§ **Task**
Make an exact copy of all the material below, apart from the pictures.

§ **Given information**
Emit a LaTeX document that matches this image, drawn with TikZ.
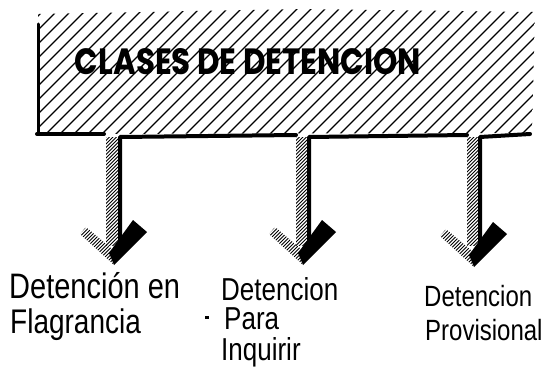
\documentclass[tikz,border=0pt]{standalone}
\usepackage{fontspec}
\setmainfont{Liberation Sans}
\newfontfamily\titlefont{Poppins}
\usepackage{graphicx}
\tikzset{
  hatchline/.style={line width=1.4pt},
  tick/.style={line width=0.9pt},
  edge/.style={line width=4pt},
  lbl/.style={anchor=base west, inner sep=0pt},
  arrowtip/.pic={
    \begin{scope}
      \clip (0,1) -- (-33,-29) -- (-27,-36) -- (-1,-14) -- cycle;
      \foreach \k in {0,...,24} \draw[tick] ({-75+3.5*\k},5) -- ++(40,-40);
    \end{scope}
    \fill (1,2) -- (-4,-10) -- (20,-43) -- (34,-31) -- cycle;
  }
}
\newcommand\hwline[2]{{\fontsize{#1}{#1}\selectfont\scalebox{1}[1.22]{#2}}}
\begin{document}
\begin{tikzpicture}[x=1pt,y=-1pt,line cap=round,line join=round]
\useasboundingbox (0,0) rectangle (546,369);
% main hatched band
\begin{scope}
  \clip (38,14) -- (300,9) -- (535,12) -- (532,133) -- (38,134) -- cycle;
  \foreach \i in {0,...,48} \draw[hatchline] ({-110+14*\i},150) -- ++(150,-150);
\end{scope}
\draw[line width=3pt] (38,24) -- (38,134);
% stems hatch
\foreach \sx in {106,296,467}{
  \begin{scope}
    \clip (\sx,137) rectangle ({\sx+13},245);
    \foreach \k in {0,...,40} \draw[tick] ({\sx-20},{150+3.5*\k}) -- ++(40,-40);
  \end{scope}
}
% bottom line and stem edges
\draw[edge] (37,134) -- (104,134);
\draw[edge] (120,242) -- (120,137) -- (296,135);
\draw[edge] (309,242) -- (309,137) -- (467,135);
\draw[edge] (480,242) -- (480,137) -- (530,134);
% arrow tips
\pic at (113,263) {arrowtip};
\pic at (302,263) {arrowtip};
\pic at (473,265) {arrowtip};
% title
\node (title) at (248,62) {\resizebox{346pt}{26pt}{\titlefont\bfseries CLASES DE DETENCION}};
% labels
\node[lbl] (l1a) at (9,298) {\hwline{29}{Detención en}};
\node[lbl] (l1b) at (10,333) {\hwline{28}{Flagrancia}};
\node[lbl] (l2a) at (221,300) {\hwline{26}{Detencion}};
\node[lbl] (l2b) at (224,329) {\hwline{26}{Para}};
\node[lbl] (l2c) at (221,360) {\hwline{26}{Inquirir}};
\fill (205,316) rectangle (209,318.5);
\node[lbl] (l3a) at (424,306) {\hwline{24}{Detencion}};
\node[lbl] (l3b) at (425,340) {\hwline{24}{Provisional}};
\end{tikzpicture}
\end{document}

§ **Reply to the task**
Emit a LaTeX document that matches this image, drawn with TikZ.
\documentclass[tikz,border=0pt]{standalone}
\usepackage{fontspec}
\setmainfont{Liberation Sans}
\newfontfamily\titlefont{Poppins}
\usepackage{graphicx}
\tikzset{
  hatchline/.style={line width=1.4pt},
  tick/.style={line width=0.9pt},
  edge/.style={line width=4pt},
  lbl/.style={anchor=base west, inner sep=0pt},
  arrowtip/.pic={
    \begin{scope}
      \clip (0,1) -- (-33,-29) -- (-27,-36) -- (-1,-14) -- cycle;
      \foreach \k in {0,...,24} \draw[tick] ({-75+3.5*\k},5) -- ++(40,-40);
    \end{scope}
    \fill (1,2) -- (-4,-10) -- (20,-43) -- (34,-31) -- cycle;
  }
}
\newcommand\hwline[2]{{\fontsize{#1}{#1}\selectfont\scalebox{1}[1.22]{#2}}}
\begin{document}
\begin{tikzpicture}[x=1pt,y=-1pt,line cap=round,line join=round]
\useasboundingbox (0,0) rectangle (546,369);
% main hatched band
\begin{scope}
  \clip (38,14) -- (300,9) -- (535,12) -- (532,133) -- (38,134) -- cycle;
  \foreach \i in {0,...,48} \draw[hatchline] ({-110+14*\i},150) -- ++(150,-150);
\end{scope}
\draw[line width=3pt] (38,24) -- (38,134);
% stems hatch
\foreach \sx in {106,296,467}{
  \begin{scope}
    \clip (\sx,137) rectangle ({\sx+13},245);
    \foreach \k in {0,...,40} \draw[tick] ({\sx-20},{150+3.5*\k}) -- ++(40,-40);
  \end{scope}
}
% bottom line and stem edges
\draw[edge] (37,134) -- (104,134);
\draw[edge] (120,242) -- (120,137) -- (296,135);
\draw[edge] (309,242) -- (309,137) -- (467,135);
\draw[edge] (480,242) -- (480,137) -- (530,134);
% arrow tips
\pic at (113,263) {arrowtip};
\pic at (302,263) {arrowtip};
\pic at (473,265) {arrowtip};
% title
\node (title) at (248,62) {\resizebox{346pt}{26pt}{\titlefont\bfseries CLASES DE DETENCION}};
% labels
\node[lbl] (l1a) at (9,298) {\hwline{29}{Detención en}};
\node[lbl] (l1b) at (10,333) {\hwline{28}{Flagrancia}};
\node[lbl] (l2a) at (221,300) {\hwline{26}{Detencion}};
\node[lbl] (l2b) at (224,329) {\hwline{26}{Para}};
\node[lbl] (l2c) at (221,360) {\hwline{26}{Inquirir}};
\fill (205,316) rectangle (209,318.5);
\node[lbl] (l3a) at (424,306) {\hwline{24}{Detencion}};
\node[lbl] (l3b) at (425,340) {\hwline{24}{Provisional}};
\end{tikzpicture}
\end{document}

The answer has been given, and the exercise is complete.